Is the Ultraboost 5 a good running shoe?

It is a competent easy-pace running shoe and an excellent everyday lifestyle shoe. At 310 g per pair, it is heavier than dedicated daily trainers, which makes it a poor choice for tempo or race use. If your weekly running is three to four easy jogs of 5 to 8 kilometres and the same shoe doubles as your work and city pair, the Ultraboost 5 fits. For serious training, choose a lighter, category-specific shoe.

Can I race a marathon in the Ultraboost 5?

No. At 310 g per shoe, the Ultraboost 5 imposes substantial mechanical cost over 42.2 kilometres relative to dedicated carbon-race shoes. The unplated geometry and traditional 10 mm drop are not engineered for race-day economy at marathon pace. Use a category-appropriate race shoe for goal races; Adidas's own carbon-race line is the appropriate Adidas option for that purpose.

Ultraboost 5 versus modern daily trainers — which should I buy?

If you run 30 plus kilometres a week as your primary activity, buy a dedicated 2026 daily trainer rather than the Ultraboost 5. At 310 g, the Ultraboost 5 is materially heavier than most current daily trainers, which translates into measurable additional energy cost across weekly mileage. If your training is light and the same shoe must work for office and city, the Ultraboost 5 wins on versatility.

Is Boost foam still good in 2026?

Boost is still comfortable and durable. It is no longer the highest-energy-return midsole on the market. The dominant 2026 race and tempo shoes use PEBA-based foams that consistently outperform Boost on running-economy metrics. For lifestyle, easy running and recovery, Boost remains a defensible choice.

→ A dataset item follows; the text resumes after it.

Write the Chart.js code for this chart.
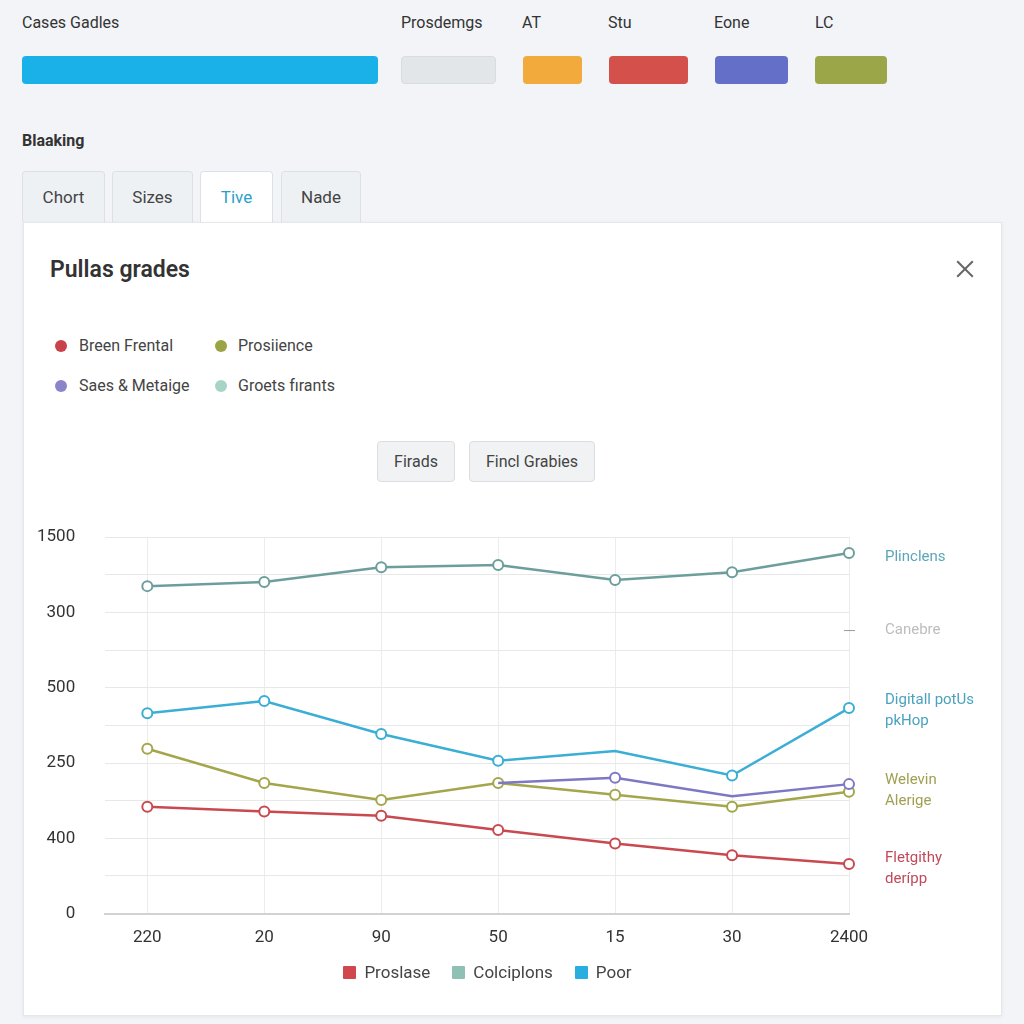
<!DOCTYPE html>
<html>
<head>
<meta charset="utf-8">
<script src="https://cdn.jsdelivr.net/npm/chart.js@4.4.1/dist/chart.umd.min.js"></script>
<style>
    body { margin: 0; width: 1024px; height: 1024px; background: #f2f4f7; font-family: Roboto, "Noto Sans", sans-serif; position: relative; overflow: hidden; }
    .abs { position: absolute; }
    .toplabel { font-size: 16px; color: #333; top: 13px; }
    .swatch { top: 56px; height: 28px; border-radius: 4px; }
    .section { left: 22px; top: 131px; font-size: 16px; font-weight: 700; color: #333; }
    .tab { top: 171px; height: 51px; line-height: 50px; text-align: center; font-size: 17px; color: #444; background: #eef1f4; border: 1px solid #dde1e6; border-bottom: none; border-radius: 4px 4px 0 0; box-sizing: border-box; }
    .tab.active { background: #fff; color: #2a9fc9; }
    .card { left: 23px; top: 222px; width: 979px; height: 794px; background: #fff; border: 1px solid #e4e7eb; box-shadow: 0 1px 4px rgba(0,0,0,0.06); box-sizing: border-box; }
    .title { left: 50px; top: 256px; font-size: 23px; font-weight: 600; color: #333; }
    .close { left: 954px; top: 258px; width: 22px; height: 22px; }
    .close::before, .close::after { content: ""; position: absolute; left: 0; top: 10px; width: 22px; height: 2px; background: #666; }
    .close::before { transform: rotate(45deg); }
    .close::after { transform: rotate(-45deg); }
    .lg { font-size: 16px; color: #444; }
    .dot { width: 12px; height: 12px; border-radius: 50%; }
    .btn { top: 441px; height: 41px; line-height: 40px; text-align: center; font-size: 16px; color: #444; background: #f0f2f4; border: 1px solid #dadee3; border-radius: 4px; box-sizing: border-box; }
    #chartBox { position: absolute; left: -9px; top: 497px; width: 1011px; height: 473px; }
    #bottomLegend { position: absolute; left: 23px; width: 979px; top: 962px; text-align: center; font-size: 17px; color: #444; padding-right: 50px; box-sizing: border-box; }
    #bottomLegend span.item { display: inline-block; margin: 0 11px; }
    #bottomLegend span.box { display: inline-block; width: 13px; height: 13px; margin-right: 8px; vertical-align: -1px; border-radius: 1px; }
</style>
</head>
<body>

<div class="abs toplabel" style="left:22px">Cases Gadles</div>
<div class="abs toplabel" style="left:401px">Prosdemgs</div>
<div class="abs toplabel" style="left:522px">AT</div>
<div class="abs toplabel" style="left:608px">Stu</div>
<div class="abs toplabel" style="left:714px">Eone</div>
<div class="abs toplabel" style="left:815px">LC</div>

<div class="abs swatch" style="left:22px;width:356px;background:#1ab1e8"></div>
<div class="abs swatch" style="left:401px;width:95px;background:#e3e6e9;border:1px solid #d8dce0;box-sizing:border-box"></div>
<div class="abs swatch" style="left:523px;width:59px;background:#f2aa3c"></div>
<div class="abs swatch" style="left:609px;width:79px;background:#d4504a"></div>
<div class="abs swatch" style="left:715px;width:73px;background:#6470c8"></div>
<div class="abs swatch" style="left:815px;width:72px;background:#9aa648"></div>

<div class="abs section">Blaaking</div>

<div class="abs tab" style="left:22px;width:83px">Chort</div>
<div class="abs tab" style="left:112px;width:81px">Sizes</div>
<div class="abs tab active" style="left:200px;width:73px">Tive</div>
<div class="abs tab" style="left:281px;width:80px">Nade</div>

<div class="abs card"></div>
<div class="abs title">Pullas grades</div>
<div class="abs close"></div>

<div class="abs dot" style="left:55px;top:340px;background:#c9424a"></div>
<div class="abs lg" style="left:79px;top:336px">Breen Frental</div>
<div class="abs dot" style="left:215px;top:340px;background:#9aa444"></div>
<div class="abs lg" style="left:238px;top:336px">Prosiience</div>
<div class="abs dot" style="left:55px;top:380px;background:#8c84c8"></div>
<div class="abs lg" style="left:79px;top:376px">Saes &amp; Metaige</div>
<div class="abs dot" style="left:215px;top:380px;background:#a8d4c8"></div>
<div class="abs lg" style="left:238px;top:376px">Groets fırants</div>

<div class="abs btn" style="left:377px;width:78px">Firads</div>
<div class="abs btn" style="left:469px;width:126px">Fincl Grabies</div>

<div id="chartBox"><canvas id="lineChart"></canvas></div>
<div id="bottomLegend"></div>

<script>
// ------------------------------
// Chart data
// ------------------------------

const categories = ["220", "20", "90", "50", "15", "30", "2400"];

// y axis runs 0..10, only the even steps carry a label
const yTickLabels = ["0", "", "400", "", "250", "", "500", "", "300", "", "1500"];

const tealValues   = [8.70, 8.81, 9.20, 9.26, 8.86, 9.07, 9.58];
const blueValues   = [5.32, 5.65, 4.77, 4.06, 4.32, 3.67, 5.46];
const oliveValues  = [4.38, 3.47, 3.02, 3.47, 3.16, 2.84, 3.24];
const purpleValues = [null, null, null, 3.47, 3.61, 3.12, 3.44];
const redValues    = [2.84, 2.71, 2.60, 2.22, 1.86, 1.55, 1.32];

const legendNames  = ["Proslase", "Colciplons", "Poor"];
const legendColors = ["#d0474d", "#8fc0b4", "#2aaee0"];

// labels beside the right edge of the plot
const sideLabels = [
    { lines: ["Plinclens"], value: 9.47, color: "#5ba5b8" },
    { lines: ["Canebre"], value: 7.52, color: "#bdbdbd", dash: true },
    { lines: ["Digitall potUs", "pkHop"], value: 5.38, color: "#4aa2c0" },
    { lines: ["Welevin", "Alerige"], value: 3.26, color: "#a0a052" },
    { lines: ["Fletgithy", "derípp"], value: 1.19, color: "#c04a5c" }
];

// ------------------------------
// Bottom legend
// ------------------------------

document.getElementById("bottomLegend").innerHTML = legendNames.map((name, i) =>
    '<span class="item"><span class="box" style="background:' + legendColors[i] + '"></span>' + name + '</span>'
).join("");

// ------------------------------
// Side labels plugin
// ------------------------------

const sideLabelPlugin = {
    id: "sideLabels",
    afterDraw(chart) {
        const ctx = chart.ctx;
        const y = chart.scales.y;
        const right = chart.chartArea.right;
        ctx.save();
        ctx.font = "15px Roboto";
        ctx.textBaseline = "middle";
        sideLabels.forEach(item => {
            const cy = y.getPixelForValue(item.value);
            const lh = 21;
            const start = cy - (item.lines.length - 1) * lh / 2;
            ctx.fillStyle = item.color;
            item.lines.forEach((t, i) => ctx.fillText(t, right + 36, start + i * lh));
            if (item.dash) {
                ctx.strokeStyle = "#999";
                ctx.lineWidth = 1;
                ctx.beginPath();
                ctx.moveTo(right - 5, cy);
                ctx.lineTo(right + 6, cy);
                ctx.stroke();
            }
        });
        ctx.restore();
    }
};

function lineSet(label, values, color) {
    return {
        label: label,
        data: values.map((v, i) => ({ x: i, y: v })),
        borderColor: color,
        backgroundColor: "#ffffff",
        pointBorderColor: color,
        pointBackgroundColor: "#ffffff",
        pointRadius: 5,
        pointBorderWidth: 2,
        borderWidth: 2.5,
        spanGaps: false,
        clip: false,
        tension: 0
    };
}

const blueSet = lineSet("Poor", blueValues, "#3aaed4");
blueSet.pointRadius = [5, 5, 5, 5, 0, 5, 5];

const purpleSet = lineSet("Saes & Metaige", purpleValues, "#7e78c2");
purpleSet.pointRadius = [0, 0, 0, 0, 5, 0, 5];

new Chart(document.getElementById("lineChart"), {

    type: "line",

    data: {
        datasets: [
            lineSet("Groets fırants", tealValues, "#6c9f9c"),
            blueSet,
            purpleSet,
            lineSet("Prosiience", oliveValues, "#a3a64a"),
            lineSet("Breen Frental", redValues, "#c8494f")
        ]
    },

    options: {
        responsive: true,
        maintainAspectRatio: false,
        animation: false,
        layout: { padding: { left: 16, right: 153, top: 26, bottom: 8 } },
        plugins: {
            tooltip: { enabled: false },
            legend: { display: false }
        },
        scales: {
            x: {
                type: "linear",
                min: -0.36,
                max: categories.length - 1,
                afterBuildTicks: scale => {
                    scale.ticks = categories.map((_, i) => ({ value: i }));
                },
                grid: { color: "#ececec", drawTicks: false },
                border: { color: "#d2d2d2", width: 2 },
                ticks: {
                    color: "#333",
                    font: { family: "Roboto", size: 17 },
                    padding: 14,
                    callback: v => categories[v]
                }
            },
            y: {
                min: 0,
                max: 10,
                grid: { color: "#e8e8e8", drawTicks: false },
                border: { display: false },
                ticks: {
                    stepSize: 1,
                    color: "#333",
                    padding: 30,
                    font: { family: "Roboto", size: 17 },
                    callback: v => yTickLabels[v]
                }
            }
        }
    },

    plugins: [sideLabelPlugin]

});
</script>
</body>
</html>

For competitive training and racing, contemporary superfoams offer more measurable performance.

Who should buy the Ultraboost 5?

The buyer who wants one premium shoe for urban life, daily walking, mall and office use, plus three to four easy 5 to 8 kilometre jogs a week. The Ultraboost 5 is among the better options in the lifestyle-running crossover category at this price. It is the wrong shoe for the serious training buyer, the race-day buyer and the tempo specialist; spend the money on a category-appropriate alternative instead.